I have a collection of producers of jobs, and a (bigger) collection of workers that can process any job. Each job has a "reference", and jobs with the same reference MUST be processed sequentially, ie. only a single worker can ever be working on a job of a certain reference at any one time.
To guarantee fairness, it's also a requirement that a single "reference" must not be able to slow down the processing for other references.
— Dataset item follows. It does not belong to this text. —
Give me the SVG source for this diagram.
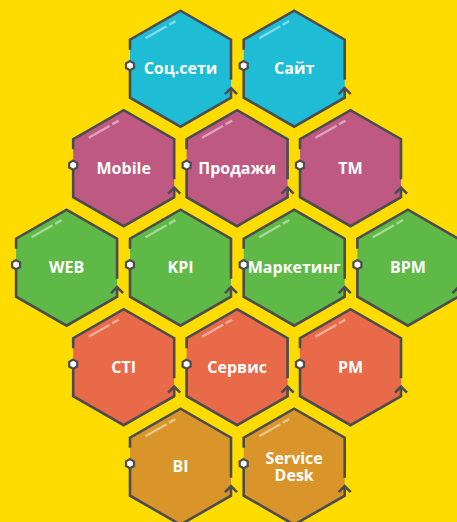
<svg xmlns="http://www.w3.org/2000/svg" xmlns:xlink="http://www.w3.org/1999/xlink" width="457" height="522" viewBox="0 0 457 522">
<style>
.bg{fill:#FFDC00}
.hex{stroke:none}
.c1{fill:#1FBCD6}.c2{fill:#BE5A82}.c3{fill:#5EB946}.c4{fill:#E86A48}.c5{fill:#D9952A}
.edge{fill:none;stroke:#4B4B50;stroke-width:2.6;stroke-linejoin:miter}
.mk{fill:#FFFFFF;stroke:#4B4B50;stroke-width:2.2}
.hl{fill:none;stroke:#FFFFFF;stroke-opacity:0.45;stroke-width:2.4}
.lbl{fill:#FFFFFF;font-family:"Open Sans","Noto Sans","Liberation Sans",sans-serif;font-weight:700;font-size:16px;text-anchor:middle}
</style>
<defs>
<polygon id="hexshape" points="0,-58 50.5,-29 50.5,29 0,58 -50.5,29 -50.5,-29"/>
<g id="deco">
<path class="edge" d="M-50.5,-19 L-50.5,-29 L0,-58 L50.5,-29 L50.5,11 M50.5,19.5 L50.5,29 L0,58 L-50.5,29 L-50.5,-3"/>
<path class="edge" d="M44.5,25.5 L50.5,19.5 L56.5,25.5"/>
<polygon class="mk" points="-50.5,-7.6 -46.5,-5.3 -46.5,-0.7 -50.5,1.6 -54.5,-0.7 -54.5,-5.3"/>
<path class="hl" d="M-35,-30.4 L-14,-42.5 M-11.5,-43.9 L-5,-47.6"/>
</g>
</defs>
<rect class="bg" x="0" y="0" width="457" height="522"/>
<g id="connectors"/>
<g id="n-socseti" transform="translate(180.5,68.7)"><use href="#hexshape" class="c1"/><use href="#deco"/><text class="lbl" x="0" y="5.5">Соц.сети</text></g>
<g id="n-sait" transform="translate(294.2,68.7)"><use href="#hexshape" class="c1"/><use href="#deco"/><text class="lbl" x="0" y="5.5">Сайт</text></g>
<g id="n-mobile" transform="translate(123.7,168.2)"><use href="#hexshape" class="c2"/><use href="#deco"/><text class="lbl" x="0" y="5.5">Mobile</text></g>
<g id="n-prodazhi" transform="translate(237.1,168.2)"><use href="#hexshape" class="c2"/><use href="#deco"/><text class="lbl" x="0" y="5.5">Продажи</text></g>
<g id="n-tm" transform="translate(350.5,168.2)"><use href="#hexshape" class="c2"/><use href="#deco"/><text class="lbl" x="0" y="5.5">TM</text></g>
<g id="n-web" transform="translate(66.6,267.7)"><use href="#hexshape" class="c3"/><use href="#deco"/><text class="lbl" x="0" y="5.5">WEB</text></g>
<g id="n-kpi" transform="translate(180.5,267.7)"><use href="#hexshape" class="c3"/><use href="#deco"/><text class="lbl" x="0" y="5.5">KPI</text></g>
<g id="n-marketing" transform="translate(294.2,267.7)"><use href="#hexshape" class="c3"/><use href="#deco"/><text class="lbl" x="0" y="5.5">Маркетинг</text></g>
<g id="n-bpm" transform="translate(407.9,267.7)"><use href="#hexshape" class="c3"/><use href="#deco"/><text class="lbl" x="0" y="5.5">BPM</text></g>
<g id="n-cti" transform="translate(123.7,367.2)"><use href="#hexshape" class="c4"/><use href="#deco"/><text class="lbl" x="0" y="5.5">CTI</text></g>
<g id="n-servis" transform="translate(237.1,367.2)"><use href="#hexshape" class="c4"/><use href="#deco"/><text class="lbl" x="0" y="5.5">Сервис</text></g>
<g id="n-pm" transform="translate(350.5,367.2)"><use href="#hexshape" class="c4"/><use href="#deco"/><text class="lbl" x="0" y="5.5">PM</text></g>
<g id="n-bi" transform="translate(180.5,466.7)"><use href="#hexshape" class="c5"/><use href="#deco"/><text class="lbl" x="0" y="5.5">BI</text></g>
<g id="n-servicedesk" transform="translate(294.2,466.7)"><use href="#hexshape" class="c5"/><use href="#deco"/><text class="lbl" x="0" y="-3"><tspan x="0" y="-3">Service</tspan><tspan x="0" y="14.7">Desk</tspan></text></g>
</svg>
Ref1 | Ref2 | Ref3 | ... | RefN
------|------|------|-----|------
a(1) | a(2) | | ... | a(3)
b(4) | b(5) | | ... | b(6)
c(7) | c(8) | | ... |
d(9) | | | ... |
e(10)| | | ... |
In this table, the columns contain the queued jobs for each reference, the letters are the ordering of the jobs within the reference, and the parenthesised numbers are the desired order in which jobs should be picked up by workers.
The references are dynamic and there might be thousands.
I checkout out beanstalkd, using tubes for the references, but this only guarantees sequentiality if each tube is watched by exactly one worker, which would mean I'd have to do a lot of bookkeeping (what if the assigned worker crashes? etc.)
Are there any job queue implementations that provide this functionality out of the box, or would I have to roll my own? I've got an implementation that does what I want, using a pretty naive sql table, but it performs terribly under load.